(Records with drawing code)
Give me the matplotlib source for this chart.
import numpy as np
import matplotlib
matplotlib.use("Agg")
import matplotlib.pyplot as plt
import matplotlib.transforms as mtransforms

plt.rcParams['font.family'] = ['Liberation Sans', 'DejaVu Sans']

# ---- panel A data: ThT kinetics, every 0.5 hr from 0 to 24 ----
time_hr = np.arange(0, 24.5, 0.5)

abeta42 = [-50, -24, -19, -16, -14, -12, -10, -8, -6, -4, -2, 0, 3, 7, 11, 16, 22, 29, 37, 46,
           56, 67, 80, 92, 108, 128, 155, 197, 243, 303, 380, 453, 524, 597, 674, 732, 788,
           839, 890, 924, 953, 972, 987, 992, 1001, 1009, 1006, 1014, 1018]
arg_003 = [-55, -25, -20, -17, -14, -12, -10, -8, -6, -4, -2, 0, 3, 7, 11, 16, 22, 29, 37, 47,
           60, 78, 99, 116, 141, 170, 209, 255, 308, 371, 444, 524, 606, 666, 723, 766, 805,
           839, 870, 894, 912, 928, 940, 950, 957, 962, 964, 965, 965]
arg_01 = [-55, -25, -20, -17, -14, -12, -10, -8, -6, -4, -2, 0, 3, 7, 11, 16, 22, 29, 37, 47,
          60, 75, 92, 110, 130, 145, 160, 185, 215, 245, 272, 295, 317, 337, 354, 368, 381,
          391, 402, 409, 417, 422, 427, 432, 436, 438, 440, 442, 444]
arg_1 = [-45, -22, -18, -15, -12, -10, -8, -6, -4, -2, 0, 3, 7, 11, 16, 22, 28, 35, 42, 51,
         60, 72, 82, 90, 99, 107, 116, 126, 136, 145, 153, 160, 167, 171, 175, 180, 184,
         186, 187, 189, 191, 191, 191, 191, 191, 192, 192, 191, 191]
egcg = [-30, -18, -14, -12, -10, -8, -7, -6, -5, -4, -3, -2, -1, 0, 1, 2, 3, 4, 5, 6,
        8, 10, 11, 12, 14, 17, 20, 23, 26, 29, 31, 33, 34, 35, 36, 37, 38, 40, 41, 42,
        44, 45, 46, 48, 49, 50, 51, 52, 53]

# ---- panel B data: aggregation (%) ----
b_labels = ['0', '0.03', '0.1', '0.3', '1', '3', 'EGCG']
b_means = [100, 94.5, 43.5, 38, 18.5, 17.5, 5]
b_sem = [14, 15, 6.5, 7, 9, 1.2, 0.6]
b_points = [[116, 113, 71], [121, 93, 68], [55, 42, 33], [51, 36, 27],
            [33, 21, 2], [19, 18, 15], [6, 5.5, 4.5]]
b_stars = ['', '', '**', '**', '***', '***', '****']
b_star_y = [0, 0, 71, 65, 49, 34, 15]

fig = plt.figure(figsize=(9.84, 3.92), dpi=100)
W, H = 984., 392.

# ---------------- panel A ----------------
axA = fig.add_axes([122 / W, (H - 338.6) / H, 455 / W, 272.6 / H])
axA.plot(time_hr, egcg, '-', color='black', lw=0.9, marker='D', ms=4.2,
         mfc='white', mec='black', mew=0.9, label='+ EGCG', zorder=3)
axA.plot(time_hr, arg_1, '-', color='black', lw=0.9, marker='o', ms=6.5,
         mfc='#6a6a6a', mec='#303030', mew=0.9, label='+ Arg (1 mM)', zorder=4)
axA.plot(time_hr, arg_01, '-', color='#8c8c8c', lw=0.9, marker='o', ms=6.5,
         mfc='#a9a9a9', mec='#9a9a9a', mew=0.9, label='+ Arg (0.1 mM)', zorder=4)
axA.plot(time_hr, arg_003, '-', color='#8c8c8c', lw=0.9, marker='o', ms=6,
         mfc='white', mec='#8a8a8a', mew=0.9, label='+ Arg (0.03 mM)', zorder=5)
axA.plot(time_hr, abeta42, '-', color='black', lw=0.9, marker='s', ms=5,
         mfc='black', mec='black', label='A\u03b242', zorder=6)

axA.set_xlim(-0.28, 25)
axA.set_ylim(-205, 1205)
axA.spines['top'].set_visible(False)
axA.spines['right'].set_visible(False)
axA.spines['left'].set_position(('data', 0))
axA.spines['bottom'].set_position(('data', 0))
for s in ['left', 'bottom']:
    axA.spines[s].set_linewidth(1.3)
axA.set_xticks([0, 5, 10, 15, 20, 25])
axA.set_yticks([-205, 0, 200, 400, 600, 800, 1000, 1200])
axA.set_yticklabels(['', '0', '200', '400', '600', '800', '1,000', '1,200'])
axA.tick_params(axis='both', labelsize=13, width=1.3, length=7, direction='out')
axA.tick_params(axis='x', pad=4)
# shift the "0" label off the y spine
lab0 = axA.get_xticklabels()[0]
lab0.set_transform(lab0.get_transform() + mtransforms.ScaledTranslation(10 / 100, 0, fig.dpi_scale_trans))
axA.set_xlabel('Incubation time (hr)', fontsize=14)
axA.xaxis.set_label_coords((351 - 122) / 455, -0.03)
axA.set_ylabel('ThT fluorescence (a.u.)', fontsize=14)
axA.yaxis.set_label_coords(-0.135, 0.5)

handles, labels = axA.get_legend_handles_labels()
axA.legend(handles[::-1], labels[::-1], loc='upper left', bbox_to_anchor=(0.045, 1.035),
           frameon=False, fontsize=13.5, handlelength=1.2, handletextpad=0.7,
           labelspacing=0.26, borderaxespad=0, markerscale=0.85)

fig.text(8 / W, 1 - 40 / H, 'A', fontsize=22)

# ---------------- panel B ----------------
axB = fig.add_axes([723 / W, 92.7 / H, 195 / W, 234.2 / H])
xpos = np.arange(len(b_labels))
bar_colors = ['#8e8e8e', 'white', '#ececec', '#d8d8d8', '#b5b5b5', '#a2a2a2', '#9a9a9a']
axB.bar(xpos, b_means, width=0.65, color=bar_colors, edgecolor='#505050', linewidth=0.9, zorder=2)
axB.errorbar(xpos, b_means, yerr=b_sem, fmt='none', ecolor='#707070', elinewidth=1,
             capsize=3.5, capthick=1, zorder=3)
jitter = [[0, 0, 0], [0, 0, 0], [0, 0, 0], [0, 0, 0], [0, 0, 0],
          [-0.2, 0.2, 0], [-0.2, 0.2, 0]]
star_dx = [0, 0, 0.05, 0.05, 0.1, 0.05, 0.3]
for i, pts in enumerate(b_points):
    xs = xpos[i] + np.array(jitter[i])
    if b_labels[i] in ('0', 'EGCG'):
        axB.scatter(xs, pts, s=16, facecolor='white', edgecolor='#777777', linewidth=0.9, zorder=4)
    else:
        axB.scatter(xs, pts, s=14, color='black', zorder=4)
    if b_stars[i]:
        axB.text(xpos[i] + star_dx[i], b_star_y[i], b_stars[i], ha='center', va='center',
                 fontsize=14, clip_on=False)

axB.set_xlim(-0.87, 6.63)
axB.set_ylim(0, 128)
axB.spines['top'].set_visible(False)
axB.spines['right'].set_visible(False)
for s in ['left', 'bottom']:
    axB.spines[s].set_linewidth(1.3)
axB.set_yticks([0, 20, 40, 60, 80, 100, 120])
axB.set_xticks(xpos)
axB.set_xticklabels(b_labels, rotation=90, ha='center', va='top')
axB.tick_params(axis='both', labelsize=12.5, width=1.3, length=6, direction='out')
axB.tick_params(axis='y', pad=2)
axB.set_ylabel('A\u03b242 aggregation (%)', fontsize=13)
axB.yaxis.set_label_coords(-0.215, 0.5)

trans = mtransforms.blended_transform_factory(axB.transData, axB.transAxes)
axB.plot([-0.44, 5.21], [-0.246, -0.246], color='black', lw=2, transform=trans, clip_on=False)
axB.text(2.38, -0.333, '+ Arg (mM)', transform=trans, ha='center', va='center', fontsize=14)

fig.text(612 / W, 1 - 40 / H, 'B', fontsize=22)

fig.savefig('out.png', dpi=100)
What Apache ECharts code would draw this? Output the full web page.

## Goal
Each line from the start of the listing above through the line containing "time_hr = np.arange(0, 24.5, 0.5)" should be copied exactly, please, with no other lines added.

## Answer to the task
Give me the matplotlib source for this chart.
import numpy as np
import matplotlib
matplotlib.use("Agg")
import matplotlib.pyplot as plt
import matplotlib.transforms as mtransforms

plt.rcParams['font.family'] = ['Liberation Sans', 'DejaVu Sans']

# ---- panel A data: ThT kinetics, every 0.5 hr from 0 to 24 ----
time_hr = np.arange(0, 24.5, 0.5)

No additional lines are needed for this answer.